**** DATA ****

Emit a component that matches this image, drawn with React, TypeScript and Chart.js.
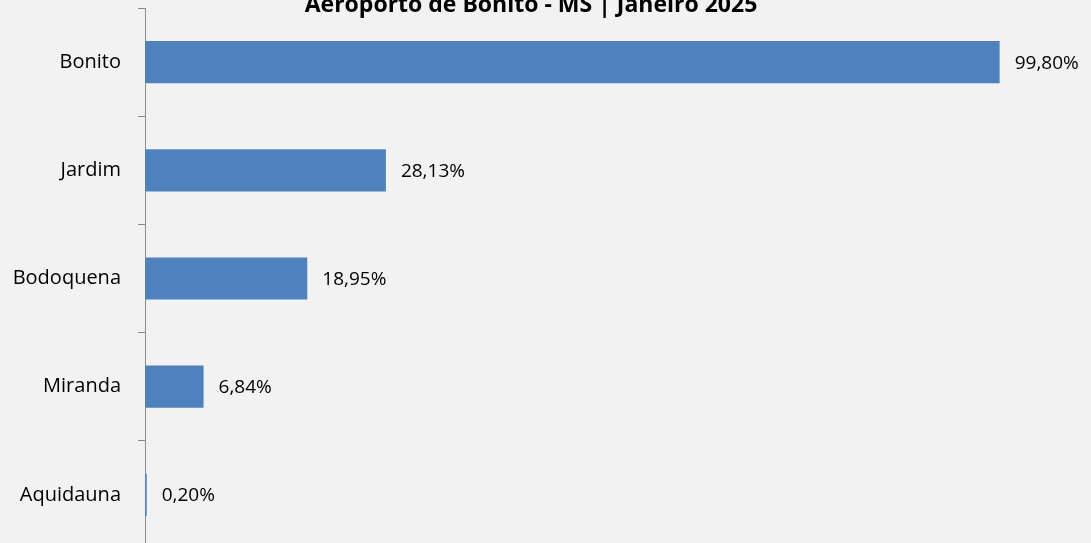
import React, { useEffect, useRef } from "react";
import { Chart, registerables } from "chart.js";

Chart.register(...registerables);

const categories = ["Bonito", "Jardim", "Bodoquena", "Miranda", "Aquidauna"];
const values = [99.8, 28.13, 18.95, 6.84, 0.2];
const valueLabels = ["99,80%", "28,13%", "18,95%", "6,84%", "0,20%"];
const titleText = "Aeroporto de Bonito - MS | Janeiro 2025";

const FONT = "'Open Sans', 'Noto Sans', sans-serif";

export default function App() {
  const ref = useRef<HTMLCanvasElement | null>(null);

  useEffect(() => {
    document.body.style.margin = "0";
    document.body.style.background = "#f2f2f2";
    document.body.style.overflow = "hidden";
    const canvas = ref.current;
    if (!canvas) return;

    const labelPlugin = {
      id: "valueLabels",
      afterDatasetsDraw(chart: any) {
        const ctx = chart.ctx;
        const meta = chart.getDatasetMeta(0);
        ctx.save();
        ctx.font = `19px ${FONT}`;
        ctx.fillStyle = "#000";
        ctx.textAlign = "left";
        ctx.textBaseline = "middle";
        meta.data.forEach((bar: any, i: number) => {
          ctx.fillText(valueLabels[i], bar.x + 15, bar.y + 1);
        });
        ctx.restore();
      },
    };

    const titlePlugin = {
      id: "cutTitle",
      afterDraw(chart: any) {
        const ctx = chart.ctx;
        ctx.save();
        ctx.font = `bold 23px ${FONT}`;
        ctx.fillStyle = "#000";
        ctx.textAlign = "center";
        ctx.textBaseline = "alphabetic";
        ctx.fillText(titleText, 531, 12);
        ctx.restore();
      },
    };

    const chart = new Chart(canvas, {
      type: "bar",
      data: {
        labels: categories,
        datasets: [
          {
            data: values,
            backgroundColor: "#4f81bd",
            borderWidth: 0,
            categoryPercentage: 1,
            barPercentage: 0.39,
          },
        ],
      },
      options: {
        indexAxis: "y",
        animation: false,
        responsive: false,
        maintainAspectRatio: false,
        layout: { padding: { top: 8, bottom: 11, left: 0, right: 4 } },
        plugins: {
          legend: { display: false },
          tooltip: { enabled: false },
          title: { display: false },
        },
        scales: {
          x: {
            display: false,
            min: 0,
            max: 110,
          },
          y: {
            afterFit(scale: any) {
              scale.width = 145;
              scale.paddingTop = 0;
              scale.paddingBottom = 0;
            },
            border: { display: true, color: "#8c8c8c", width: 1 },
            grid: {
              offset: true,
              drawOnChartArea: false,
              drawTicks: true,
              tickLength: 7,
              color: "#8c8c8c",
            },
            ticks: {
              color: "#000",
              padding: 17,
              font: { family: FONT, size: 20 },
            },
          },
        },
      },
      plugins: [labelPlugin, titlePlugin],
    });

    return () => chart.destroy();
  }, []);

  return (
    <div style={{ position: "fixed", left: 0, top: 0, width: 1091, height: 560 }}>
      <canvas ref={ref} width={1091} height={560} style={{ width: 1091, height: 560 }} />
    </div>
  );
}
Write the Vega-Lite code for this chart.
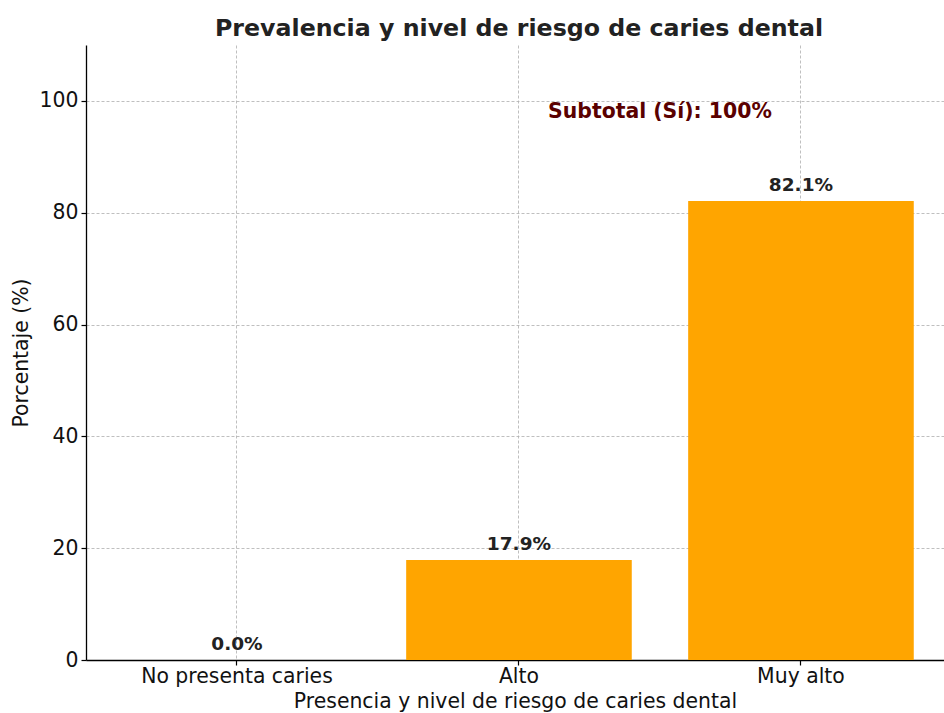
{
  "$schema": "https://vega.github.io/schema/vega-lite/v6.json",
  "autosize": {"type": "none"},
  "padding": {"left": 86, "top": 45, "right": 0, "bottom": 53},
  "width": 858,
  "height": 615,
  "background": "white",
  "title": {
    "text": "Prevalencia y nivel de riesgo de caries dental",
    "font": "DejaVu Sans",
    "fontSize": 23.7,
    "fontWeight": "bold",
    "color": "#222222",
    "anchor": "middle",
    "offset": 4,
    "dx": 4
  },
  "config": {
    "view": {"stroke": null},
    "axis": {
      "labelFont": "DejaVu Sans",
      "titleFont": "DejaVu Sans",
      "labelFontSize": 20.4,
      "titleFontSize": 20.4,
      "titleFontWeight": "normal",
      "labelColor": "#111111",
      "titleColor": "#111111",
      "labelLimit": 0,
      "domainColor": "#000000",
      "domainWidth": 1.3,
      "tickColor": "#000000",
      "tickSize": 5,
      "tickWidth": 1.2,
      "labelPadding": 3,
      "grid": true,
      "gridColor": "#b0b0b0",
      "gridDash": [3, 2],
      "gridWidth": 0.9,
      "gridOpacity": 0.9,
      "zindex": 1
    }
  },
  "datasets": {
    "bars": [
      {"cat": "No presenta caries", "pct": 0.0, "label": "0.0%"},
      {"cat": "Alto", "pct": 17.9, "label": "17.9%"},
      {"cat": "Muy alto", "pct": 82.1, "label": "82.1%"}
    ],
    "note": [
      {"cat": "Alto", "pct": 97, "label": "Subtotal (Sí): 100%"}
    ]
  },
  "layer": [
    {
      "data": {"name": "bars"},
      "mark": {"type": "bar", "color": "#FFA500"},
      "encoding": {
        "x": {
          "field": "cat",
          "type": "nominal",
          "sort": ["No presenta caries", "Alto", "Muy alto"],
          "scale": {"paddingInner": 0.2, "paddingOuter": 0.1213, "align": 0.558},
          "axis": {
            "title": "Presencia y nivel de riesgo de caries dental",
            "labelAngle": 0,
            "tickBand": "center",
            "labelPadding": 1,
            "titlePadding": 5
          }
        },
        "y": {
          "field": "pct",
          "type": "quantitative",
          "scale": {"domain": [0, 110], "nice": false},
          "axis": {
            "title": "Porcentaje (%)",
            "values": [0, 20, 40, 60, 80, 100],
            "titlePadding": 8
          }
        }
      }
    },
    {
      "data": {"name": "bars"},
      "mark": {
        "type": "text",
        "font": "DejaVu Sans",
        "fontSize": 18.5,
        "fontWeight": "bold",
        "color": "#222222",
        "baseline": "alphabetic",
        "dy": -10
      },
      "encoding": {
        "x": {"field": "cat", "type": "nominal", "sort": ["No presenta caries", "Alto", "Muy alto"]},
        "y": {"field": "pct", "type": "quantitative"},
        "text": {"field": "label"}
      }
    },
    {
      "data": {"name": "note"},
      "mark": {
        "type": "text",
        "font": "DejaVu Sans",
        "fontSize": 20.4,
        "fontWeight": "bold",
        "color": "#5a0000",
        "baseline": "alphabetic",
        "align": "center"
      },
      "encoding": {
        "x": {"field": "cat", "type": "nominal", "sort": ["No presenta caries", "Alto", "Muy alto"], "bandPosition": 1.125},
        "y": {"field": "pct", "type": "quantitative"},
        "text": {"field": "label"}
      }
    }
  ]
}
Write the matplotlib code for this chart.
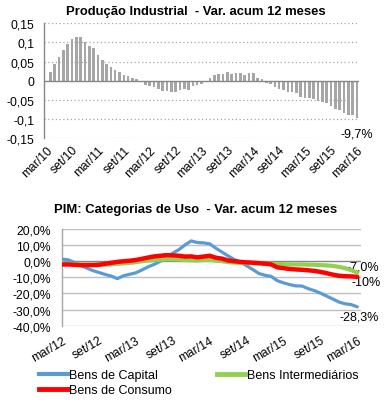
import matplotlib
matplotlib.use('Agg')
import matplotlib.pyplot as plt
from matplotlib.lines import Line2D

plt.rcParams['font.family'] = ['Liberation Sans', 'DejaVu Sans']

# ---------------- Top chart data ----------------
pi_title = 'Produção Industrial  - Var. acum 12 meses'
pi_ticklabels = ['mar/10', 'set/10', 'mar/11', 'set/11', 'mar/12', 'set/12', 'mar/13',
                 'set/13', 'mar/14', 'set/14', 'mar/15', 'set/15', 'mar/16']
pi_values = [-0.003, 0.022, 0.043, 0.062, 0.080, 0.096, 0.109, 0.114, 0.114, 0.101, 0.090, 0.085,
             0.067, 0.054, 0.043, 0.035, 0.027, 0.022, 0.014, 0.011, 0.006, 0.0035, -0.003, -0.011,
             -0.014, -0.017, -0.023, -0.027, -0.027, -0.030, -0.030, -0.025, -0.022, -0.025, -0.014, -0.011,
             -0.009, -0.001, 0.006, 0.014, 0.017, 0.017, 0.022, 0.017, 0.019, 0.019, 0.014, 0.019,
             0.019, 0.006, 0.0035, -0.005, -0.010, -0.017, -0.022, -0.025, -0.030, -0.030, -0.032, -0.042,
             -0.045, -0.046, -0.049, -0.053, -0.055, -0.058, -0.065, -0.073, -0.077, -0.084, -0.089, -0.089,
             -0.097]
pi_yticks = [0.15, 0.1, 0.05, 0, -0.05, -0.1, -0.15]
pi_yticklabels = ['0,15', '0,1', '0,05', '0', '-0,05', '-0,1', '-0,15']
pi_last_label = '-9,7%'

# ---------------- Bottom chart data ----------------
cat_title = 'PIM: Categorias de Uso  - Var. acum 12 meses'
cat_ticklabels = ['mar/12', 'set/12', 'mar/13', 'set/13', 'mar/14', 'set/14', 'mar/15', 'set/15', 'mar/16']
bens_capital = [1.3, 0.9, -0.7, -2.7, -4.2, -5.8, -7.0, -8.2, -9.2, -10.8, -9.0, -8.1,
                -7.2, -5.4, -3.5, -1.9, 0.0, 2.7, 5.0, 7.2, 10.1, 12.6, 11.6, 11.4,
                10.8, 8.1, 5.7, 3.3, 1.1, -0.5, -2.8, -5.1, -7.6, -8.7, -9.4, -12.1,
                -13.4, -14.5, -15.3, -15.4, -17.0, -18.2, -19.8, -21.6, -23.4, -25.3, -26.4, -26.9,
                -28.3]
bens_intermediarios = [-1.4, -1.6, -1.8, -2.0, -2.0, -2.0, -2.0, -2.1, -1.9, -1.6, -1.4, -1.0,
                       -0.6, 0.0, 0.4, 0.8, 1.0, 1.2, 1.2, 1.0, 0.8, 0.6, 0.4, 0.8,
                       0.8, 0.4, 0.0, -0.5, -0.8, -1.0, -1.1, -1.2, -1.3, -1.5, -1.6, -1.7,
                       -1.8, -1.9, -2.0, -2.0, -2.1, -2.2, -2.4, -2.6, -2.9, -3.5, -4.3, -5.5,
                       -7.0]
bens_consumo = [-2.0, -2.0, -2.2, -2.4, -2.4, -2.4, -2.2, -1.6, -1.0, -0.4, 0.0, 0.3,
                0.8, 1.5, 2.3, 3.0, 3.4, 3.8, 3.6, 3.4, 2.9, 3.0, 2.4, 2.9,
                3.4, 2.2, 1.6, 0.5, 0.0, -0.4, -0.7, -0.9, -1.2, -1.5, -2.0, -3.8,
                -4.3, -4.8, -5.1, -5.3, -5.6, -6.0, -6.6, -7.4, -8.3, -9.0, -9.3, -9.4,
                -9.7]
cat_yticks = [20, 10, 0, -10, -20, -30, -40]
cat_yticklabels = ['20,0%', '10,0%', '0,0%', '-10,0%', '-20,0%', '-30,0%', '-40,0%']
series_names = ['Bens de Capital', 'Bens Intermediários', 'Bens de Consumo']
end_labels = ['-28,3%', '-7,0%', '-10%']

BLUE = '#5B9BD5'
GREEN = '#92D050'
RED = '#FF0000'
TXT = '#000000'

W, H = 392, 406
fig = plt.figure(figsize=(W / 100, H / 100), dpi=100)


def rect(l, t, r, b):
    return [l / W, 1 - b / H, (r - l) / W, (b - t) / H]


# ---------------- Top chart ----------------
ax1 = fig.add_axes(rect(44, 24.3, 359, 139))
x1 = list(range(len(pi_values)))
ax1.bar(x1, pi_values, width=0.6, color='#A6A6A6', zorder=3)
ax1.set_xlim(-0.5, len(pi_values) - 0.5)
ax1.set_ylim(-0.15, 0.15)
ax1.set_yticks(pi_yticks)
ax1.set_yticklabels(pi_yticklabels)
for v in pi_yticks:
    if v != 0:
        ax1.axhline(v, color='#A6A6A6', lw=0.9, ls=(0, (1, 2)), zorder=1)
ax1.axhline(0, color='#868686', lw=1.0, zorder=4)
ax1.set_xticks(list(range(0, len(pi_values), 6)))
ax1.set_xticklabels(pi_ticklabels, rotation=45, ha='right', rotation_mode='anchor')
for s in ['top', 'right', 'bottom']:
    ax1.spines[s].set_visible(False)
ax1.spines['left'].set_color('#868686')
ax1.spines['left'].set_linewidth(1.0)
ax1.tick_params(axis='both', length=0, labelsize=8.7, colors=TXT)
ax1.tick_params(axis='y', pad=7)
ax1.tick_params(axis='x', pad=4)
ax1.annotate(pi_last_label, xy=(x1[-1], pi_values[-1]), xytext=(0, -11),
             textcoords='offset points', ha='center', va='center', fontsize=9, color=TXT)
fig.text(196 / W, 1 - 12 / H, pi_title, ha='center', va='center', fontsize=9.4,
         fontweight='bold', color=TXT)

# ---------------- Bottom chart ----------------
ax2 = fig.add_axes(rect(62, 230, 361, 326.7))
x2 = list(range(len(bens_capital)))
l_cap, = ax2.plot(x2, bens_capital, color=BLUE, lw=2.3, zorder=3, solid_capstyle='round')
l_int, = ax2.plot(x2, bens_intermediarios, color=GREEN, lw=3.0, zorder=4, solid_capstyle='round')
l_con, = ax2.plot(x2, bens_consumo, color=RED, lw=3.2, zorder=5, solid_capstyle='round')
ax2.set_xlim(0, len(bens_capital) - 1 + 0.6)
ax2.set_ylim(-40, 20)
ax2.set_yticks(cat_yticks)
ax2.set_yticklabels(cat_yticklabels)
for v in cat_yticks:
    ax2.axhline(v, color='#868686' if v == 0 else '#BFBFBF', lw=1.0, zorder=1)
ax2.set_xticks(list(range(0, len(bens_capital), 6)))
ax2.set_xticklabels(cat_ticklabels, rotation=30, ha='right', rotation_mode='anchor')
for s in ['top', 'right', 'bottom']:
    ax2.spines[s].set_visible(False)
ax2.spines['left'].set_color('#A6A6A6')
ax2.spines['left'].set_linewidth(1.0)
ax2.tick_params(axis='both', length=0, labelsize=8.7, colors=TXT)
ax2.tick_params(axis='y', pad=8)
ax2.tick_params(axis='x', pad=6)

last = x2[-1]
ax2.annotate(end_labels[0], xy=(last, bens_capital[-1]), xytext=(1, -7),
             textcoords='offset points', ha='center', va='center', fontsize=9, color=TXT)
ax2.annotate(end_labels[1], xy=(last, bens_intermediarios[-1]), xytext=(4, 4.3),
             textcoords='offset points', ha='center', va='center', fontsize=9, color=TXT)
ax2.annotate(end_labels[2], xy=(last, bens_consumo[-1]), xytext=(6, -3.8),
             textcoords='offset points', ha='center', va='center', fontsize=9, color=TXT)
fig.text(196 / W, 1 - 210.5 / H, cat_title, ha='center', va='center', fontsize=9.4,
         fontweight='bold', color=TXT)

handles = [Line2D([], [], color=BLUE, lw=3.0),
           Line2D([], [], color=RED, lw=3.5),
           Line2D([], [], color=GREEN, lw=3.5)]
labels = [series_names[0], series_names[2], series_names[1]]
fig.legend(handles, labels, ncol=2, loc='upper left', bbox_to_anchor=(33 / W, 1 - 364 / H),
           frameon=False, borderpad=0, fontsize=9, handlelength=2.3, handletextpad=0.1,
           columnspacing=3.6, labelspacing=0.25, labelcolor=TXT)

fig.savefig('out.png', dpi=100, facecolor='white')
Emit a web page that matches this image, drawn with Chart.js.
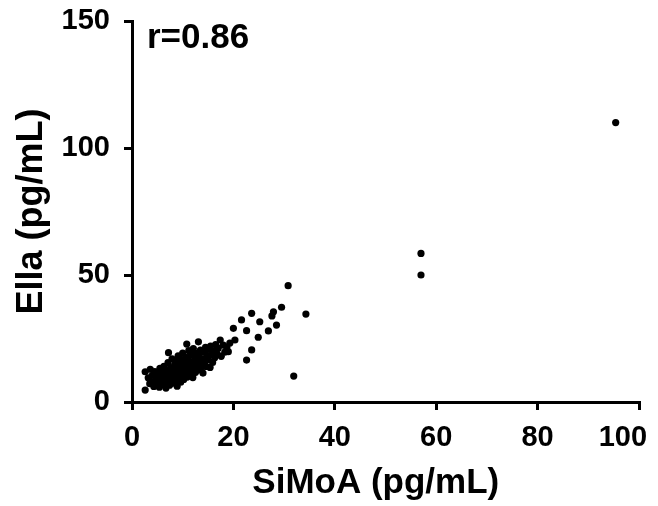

****

TASK TO CARRY OUT:
Copy, word for word, the entries above from the first line to the line that holds "const ref = useRef<HTMLCanvasElement". Drop the pictures.

SOLUTION TO THE EXERCISE:
Emit a component that matches this image, drawn with React, TypeScript and Chart.js.
import React, { useEffect, useRef } from "react";
import { Chart, registerables } from "chart.js";

Chart.register(...registerables);

const categories = ["Bonito", "Jardim", "Bodoquena", "Miranda", "Aquidauna"];
const values = [99.8, 28.13, 18.95, 6.84, 0.2];
const valueLabels = ["99,80%", "28,13%", "18,95%", "6,84%", "0,20%"];
const titleText = "Aeroporto de Bonito - MS | Janeiro 2025";

const FONT = "'Open Sans', 'Noto Sans', sans-serif";

export default function App() {
  const ref = useRef<HTMLCanvasElement | null>(null);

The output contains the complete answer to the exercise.